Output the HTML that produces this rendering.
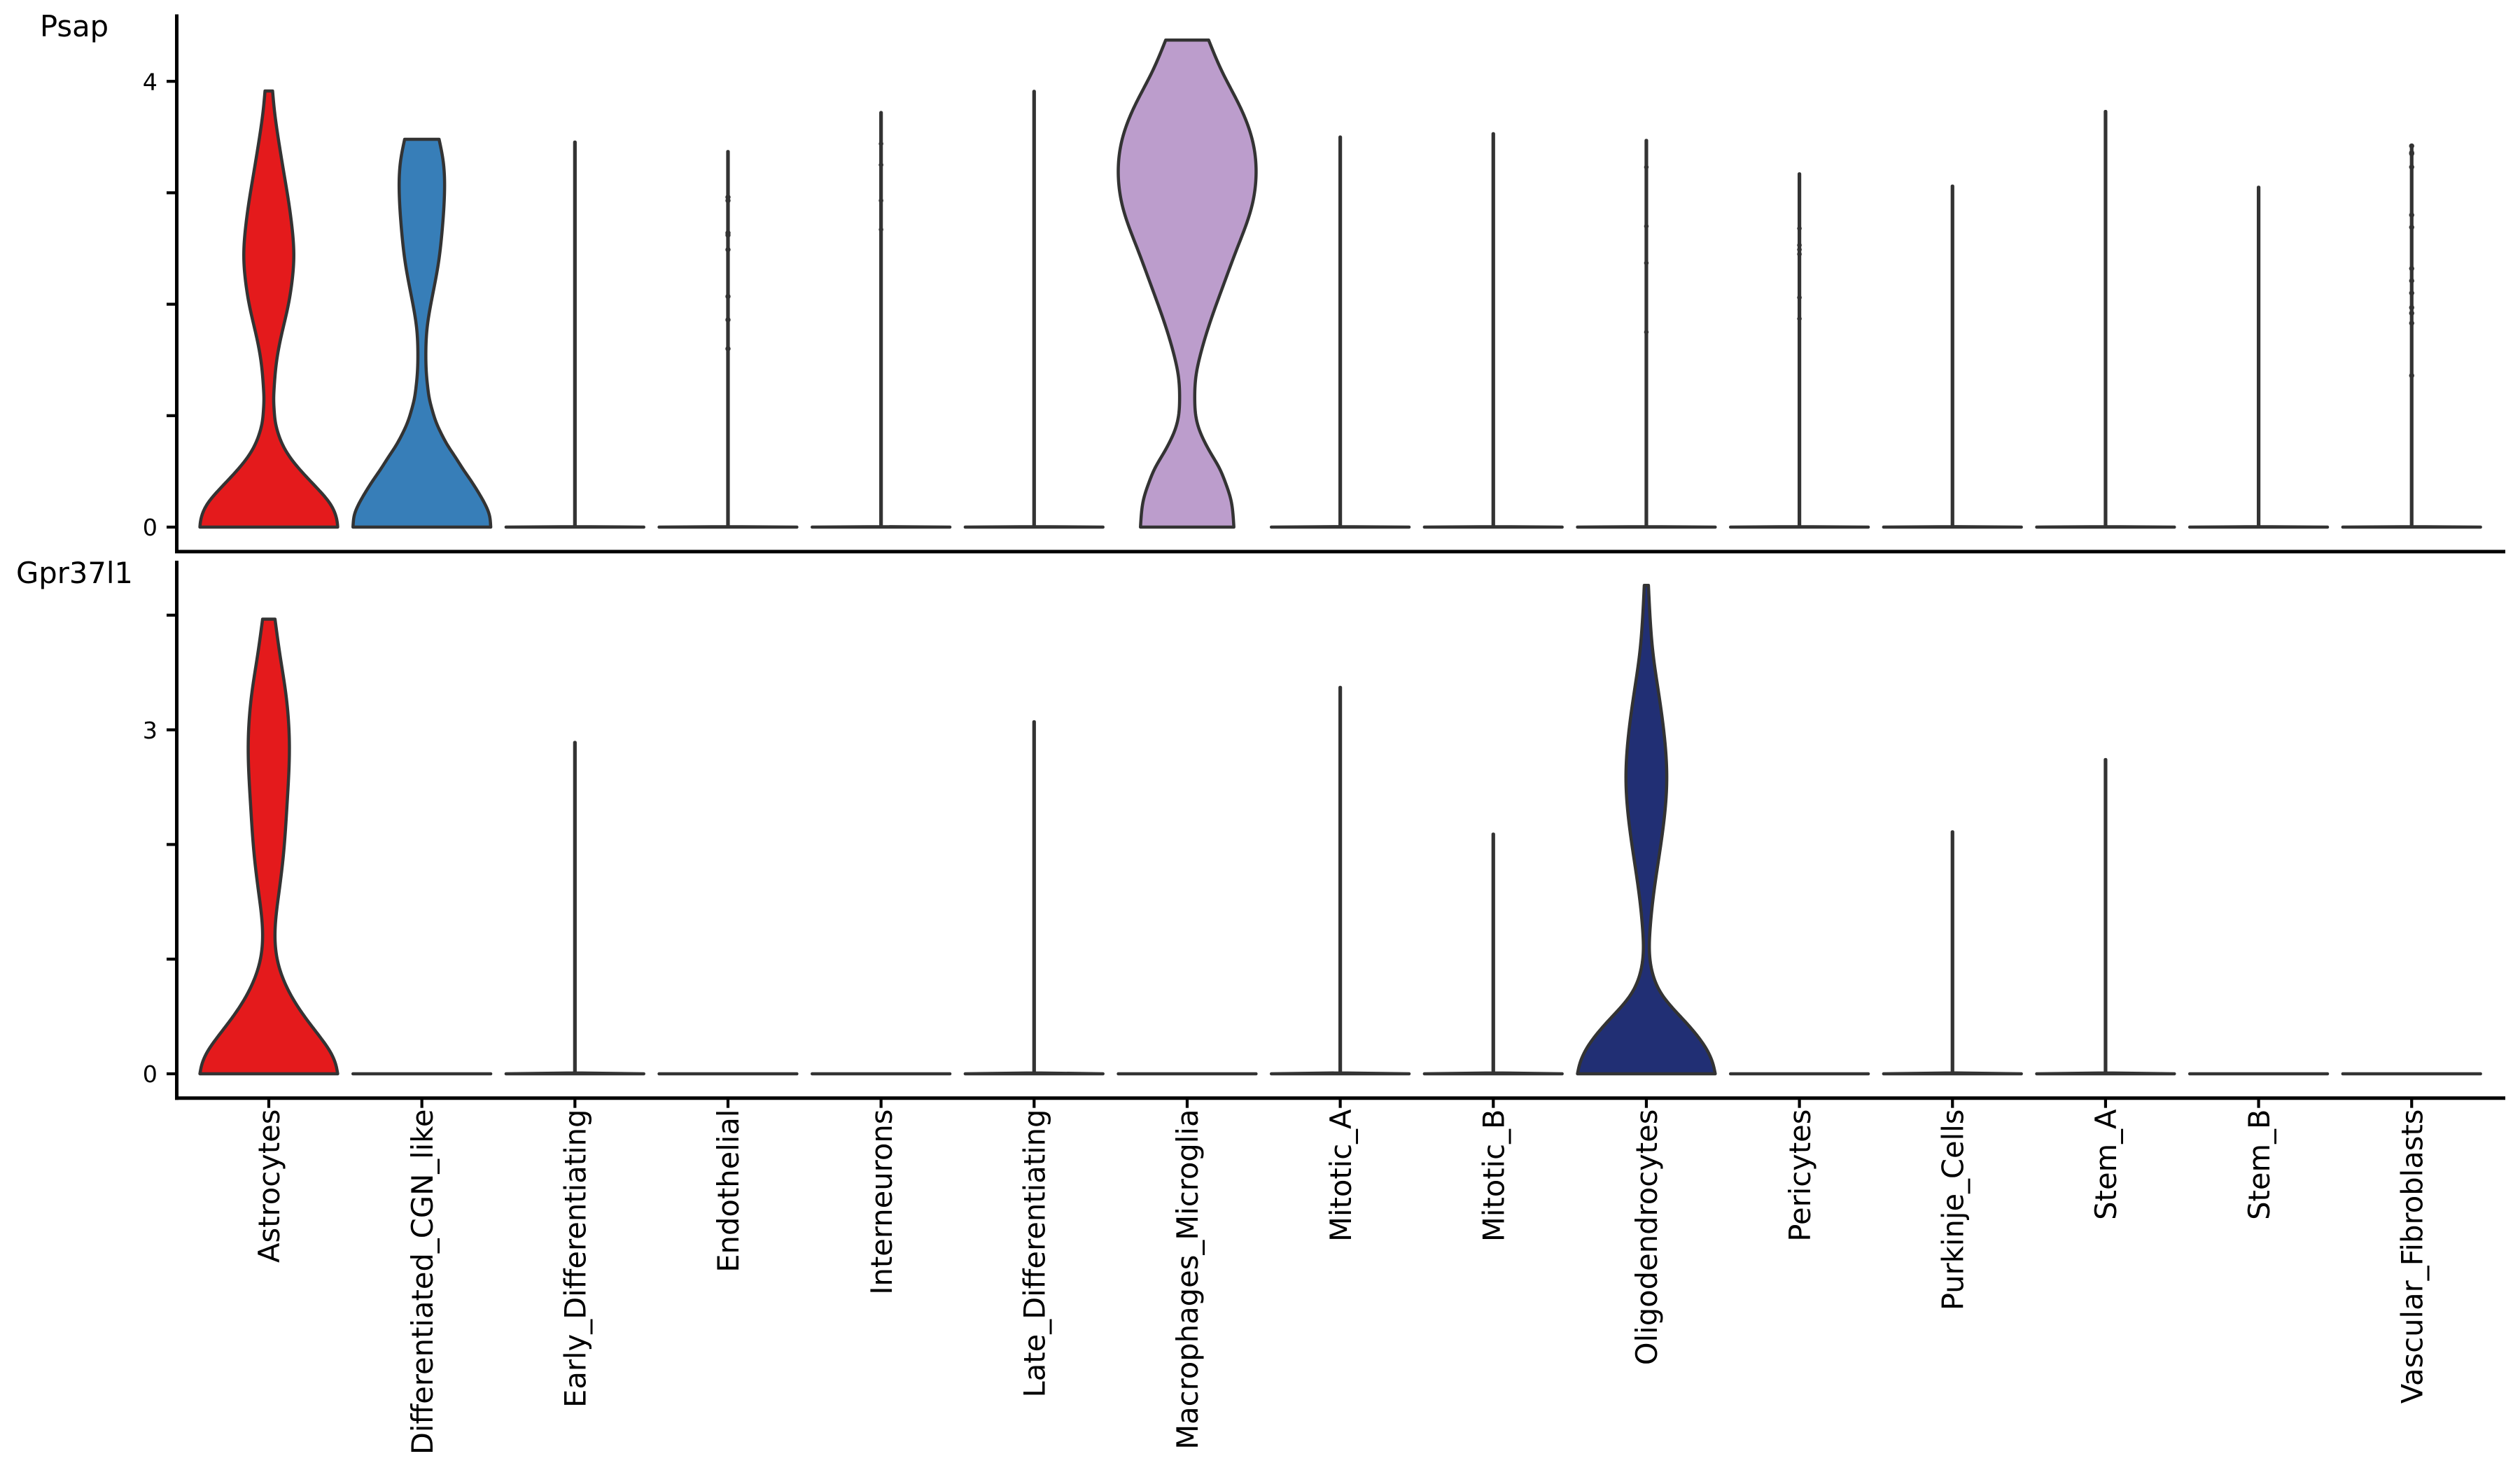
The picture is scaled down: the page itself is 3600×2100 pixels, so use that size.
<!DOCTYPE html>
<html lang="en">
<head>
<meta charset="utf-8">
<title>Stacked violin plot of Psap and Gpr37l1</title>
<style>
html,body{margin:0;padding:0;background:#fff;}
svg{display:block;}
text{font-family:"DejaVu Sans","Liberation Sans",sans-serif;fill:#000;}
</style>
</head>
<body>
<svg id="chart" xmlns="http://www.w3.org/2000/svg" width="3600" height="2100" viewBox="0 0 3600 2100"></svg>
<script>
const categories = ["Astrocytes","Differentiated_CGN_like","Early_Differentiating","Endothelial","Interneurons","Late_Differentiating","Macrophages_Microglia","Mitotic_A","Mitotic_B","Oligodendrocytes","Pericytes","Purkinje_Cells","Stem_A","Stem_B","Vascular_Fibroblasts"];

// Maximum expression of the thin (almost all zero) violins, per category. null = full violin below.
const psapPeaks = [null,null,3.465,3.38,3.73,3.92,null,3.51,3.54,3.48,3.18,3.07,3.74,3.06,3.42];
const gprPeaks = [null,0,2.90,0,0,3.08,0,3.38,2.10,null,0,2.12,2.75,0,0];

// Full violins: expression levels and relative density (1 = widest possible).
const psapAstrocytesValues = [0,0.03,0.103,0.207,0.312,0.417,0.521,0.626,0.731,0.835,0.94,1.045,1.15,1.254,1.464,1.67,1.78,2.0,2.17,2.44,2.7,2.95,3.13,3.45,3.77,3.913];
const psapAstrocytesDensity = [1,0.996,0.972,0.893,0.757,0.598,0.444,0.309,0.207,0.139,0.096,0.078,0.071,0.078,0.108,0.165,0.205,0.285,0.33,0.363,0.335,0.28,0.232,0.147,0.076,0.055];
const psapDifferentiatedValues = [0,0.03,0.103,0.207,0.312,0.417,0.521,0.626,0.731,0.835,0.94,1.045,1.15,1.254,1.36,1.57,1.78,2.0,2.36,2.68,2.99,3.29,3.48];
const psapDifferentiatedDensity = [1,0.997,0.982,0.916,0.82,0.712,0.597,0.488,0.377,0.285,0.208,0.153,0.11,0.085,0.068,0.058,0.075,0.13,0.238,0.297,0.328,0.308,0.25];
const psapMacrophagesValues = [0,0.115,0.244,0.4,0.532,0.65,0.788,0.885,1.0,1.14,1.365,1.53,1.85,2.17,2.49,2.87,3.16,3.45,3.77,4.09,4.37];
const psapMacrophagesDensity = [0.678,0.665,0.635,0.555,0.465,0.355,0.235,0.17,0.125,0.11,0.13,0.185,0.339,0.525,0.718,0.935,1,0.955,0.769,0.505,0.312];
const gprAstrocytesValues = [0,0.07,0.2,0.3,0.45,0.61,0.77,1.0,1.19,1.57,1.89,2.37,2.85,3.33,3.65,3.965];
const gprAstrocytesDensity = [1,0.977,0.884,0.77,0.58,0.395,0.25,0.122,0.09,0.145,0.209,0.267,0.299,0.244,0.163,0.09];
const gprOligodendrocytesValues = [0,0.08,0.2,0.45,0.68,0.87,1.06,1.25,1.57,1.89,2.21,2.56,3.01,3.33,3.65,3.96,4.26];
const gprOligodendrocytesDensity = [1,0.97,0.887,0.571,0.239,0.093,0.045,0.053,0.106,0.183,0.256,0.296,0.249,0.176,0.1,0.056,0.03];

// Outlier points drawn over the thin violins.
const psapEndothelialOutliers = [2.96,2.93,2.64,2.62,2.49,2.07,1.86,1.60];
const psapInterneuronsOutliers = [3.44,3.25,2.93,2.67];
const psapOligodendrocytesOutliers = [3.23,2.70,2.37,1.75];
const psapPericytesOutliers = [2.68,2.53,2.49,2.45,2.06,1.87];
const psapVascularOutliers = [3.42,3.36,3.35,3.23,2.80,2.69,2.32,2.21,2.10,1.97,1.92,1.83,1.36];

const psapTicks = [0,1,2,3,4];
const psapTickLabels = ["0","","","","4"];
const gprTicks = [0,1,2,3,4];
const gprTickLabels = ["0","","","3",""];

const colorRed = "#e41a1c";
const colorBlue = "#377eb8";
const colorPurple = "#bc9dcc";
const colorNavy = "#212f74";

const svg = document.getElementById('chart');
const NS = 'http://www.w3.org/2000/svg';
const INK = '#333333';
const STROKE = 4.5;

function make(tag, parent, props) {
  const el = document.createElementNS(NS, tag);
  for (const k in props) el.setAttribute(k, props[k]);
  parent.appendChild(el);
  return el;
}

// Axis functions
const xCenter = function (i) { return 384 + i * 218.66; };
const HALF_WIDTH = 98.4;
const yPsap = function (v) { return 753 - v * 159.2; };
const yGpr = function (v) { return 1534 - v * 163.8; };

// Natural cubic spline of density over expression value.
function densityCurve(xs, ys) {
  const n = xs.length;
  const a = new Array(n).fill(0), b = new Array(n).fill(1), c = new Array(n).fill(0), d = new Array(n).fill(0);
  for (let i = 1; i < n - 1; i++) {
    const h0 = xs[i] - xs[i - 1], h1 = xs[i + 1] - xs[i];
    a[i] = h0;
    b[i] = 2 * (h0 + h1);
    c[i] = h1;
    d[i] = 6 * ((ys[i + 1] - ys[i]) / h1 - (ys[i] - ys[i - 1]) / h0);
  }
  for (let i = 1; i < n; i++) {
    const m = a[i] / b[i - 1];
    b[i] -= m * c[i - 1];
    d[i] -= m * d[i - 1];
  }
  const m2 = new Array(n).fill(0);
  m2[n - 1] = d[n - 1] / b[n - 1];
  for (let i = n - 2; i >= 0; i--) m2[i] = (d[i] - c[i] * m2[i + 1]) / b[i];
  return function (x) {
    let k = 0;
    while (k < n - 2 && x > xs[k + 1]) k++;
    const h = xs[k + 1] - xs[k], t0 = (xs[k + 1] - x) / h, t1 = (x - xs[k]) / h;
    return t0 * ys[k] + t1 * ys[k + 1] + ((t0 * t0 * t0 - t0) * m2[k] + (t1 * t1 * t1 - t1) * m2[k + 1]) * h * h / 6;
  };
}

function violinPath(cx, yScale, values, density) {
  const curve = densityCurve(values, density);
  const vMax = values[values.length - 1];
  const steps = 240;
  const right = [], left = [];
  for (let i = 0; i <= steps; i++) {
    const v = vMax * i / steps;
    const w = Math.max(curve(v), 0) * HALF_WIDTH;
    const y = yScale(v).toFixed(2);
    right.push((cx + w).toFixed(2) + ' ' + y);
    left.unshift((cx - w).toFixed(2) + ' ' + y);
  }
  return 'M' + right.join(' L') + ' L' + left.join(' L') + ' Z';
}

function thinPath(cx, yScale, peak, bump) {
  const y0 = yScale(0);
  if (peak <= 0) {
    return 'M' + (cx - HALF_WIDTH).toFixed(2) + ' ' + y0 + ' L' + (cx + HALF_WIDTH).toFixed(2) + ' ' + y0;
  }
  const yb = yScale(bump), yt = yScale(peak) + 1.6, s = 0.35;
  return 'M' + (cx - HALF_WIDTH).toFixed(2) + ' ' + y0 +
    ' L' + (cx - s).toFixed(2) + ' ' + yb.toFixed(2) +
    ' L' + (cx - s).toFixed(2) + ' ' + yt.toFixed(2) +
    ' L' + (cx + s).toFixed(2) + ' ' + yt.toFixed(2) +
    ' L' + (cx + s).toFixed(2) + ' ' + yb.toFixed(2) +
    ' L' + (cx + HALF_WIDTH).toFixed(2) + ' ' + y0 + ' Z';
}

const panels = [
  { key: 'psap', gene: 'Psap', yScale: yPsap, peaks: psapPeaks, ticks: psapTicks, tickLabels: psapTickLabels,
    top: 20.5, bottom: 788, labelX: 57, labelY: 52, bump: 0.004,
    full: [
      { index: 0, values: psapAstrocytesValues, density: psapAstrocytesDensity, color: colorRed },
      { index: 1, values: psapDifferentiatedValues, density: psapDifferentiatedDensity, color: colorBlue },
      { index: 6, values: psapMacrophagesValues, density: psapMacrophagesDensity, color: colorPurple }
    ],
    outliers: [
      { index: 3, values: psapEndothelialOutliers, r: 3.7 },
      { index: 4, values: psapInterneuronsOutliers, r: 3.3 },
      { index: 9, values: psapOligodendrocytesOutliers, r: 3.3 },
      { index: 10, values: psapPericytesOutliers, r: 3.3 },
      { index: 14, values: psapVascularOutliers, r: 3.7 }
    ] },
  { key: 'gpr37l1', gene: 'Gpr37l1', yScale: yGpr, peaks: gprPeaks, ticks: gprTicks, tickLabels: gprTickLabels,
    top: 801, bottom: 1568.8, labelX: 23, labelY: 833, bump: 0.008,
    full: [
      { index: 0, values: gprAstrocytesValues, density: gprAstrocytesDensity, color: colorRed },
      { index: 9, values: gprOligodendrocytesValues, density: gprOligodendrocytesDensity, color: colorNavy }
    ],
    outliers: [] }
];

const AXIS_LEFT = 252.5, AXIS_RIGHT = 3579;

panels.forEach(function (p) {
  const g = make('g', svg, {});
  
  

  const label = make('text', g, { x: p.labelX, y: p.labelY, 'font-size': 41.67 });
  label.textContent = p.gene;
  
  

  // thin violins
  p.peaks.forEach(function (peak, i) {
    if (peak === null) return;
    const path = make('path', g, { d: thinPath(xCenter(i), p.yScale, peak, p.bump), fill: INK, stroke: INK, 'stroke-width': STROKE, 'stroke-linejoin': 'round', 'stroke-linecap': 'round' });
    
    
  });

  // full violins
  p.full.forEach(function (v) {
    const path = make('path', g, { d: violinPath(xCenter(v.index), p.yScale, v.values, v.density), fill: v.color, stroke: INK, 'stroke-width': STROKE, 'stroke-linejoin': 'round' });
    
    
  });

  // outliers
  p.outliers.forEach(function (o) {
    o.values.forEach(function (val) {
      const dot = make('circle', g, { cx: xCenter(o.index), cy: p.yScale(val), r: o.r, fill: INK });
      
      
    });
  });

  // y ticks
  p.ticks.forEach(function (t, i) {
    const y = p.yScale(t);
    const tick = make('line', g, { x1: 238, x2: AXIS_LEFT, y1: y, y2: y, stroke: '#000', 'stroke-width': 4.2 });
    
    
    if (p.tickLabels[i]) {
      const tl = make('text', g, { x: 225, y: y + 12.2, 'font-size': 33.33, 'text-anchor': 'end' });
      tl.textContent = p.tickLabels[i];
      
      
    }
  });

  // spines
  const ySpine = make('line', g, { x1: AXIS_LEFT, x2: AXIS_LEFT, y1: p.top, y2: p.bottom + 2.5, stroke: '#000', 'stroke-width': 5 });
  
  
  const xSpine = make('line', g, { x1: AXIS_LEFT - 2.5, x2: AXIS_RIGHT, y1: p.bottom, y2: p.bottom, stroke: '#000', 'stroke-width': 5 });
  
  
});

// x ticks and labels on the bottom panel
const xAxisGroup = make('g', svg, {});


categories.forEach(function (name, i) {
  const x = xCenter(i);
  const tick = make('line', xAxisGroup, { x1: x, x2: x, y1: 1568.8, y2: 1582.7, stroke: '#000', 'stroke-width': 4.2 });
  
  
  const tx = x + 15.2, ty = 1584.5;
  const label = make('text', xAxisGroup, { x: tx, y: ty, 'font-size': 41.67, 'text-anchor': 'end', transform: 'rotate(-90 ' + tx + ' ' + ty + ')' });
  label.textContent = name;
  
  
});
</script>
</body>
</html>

What needs to be done:
Write out every line of the listing that holds the word "size".

Result:
The picture is scaled down: the page itself is 3600×2100 pixels, so use that size.
  const label = make('text', g, { x: p.labelX, y: p.labelY, 'font-size': 41.67 });
      const tl = make('text', g, { x: 225, y: y + 12.2, 'font-size': 33.33, 'text-anchor': 'end' });
  const label = make('text', xAxisGroup, { x: tx, y: ty, 'font-size': 41.67, 'text-anchor': 'end', transform: 'rotate(-90 ' + tx + ' ' + ty + ')' });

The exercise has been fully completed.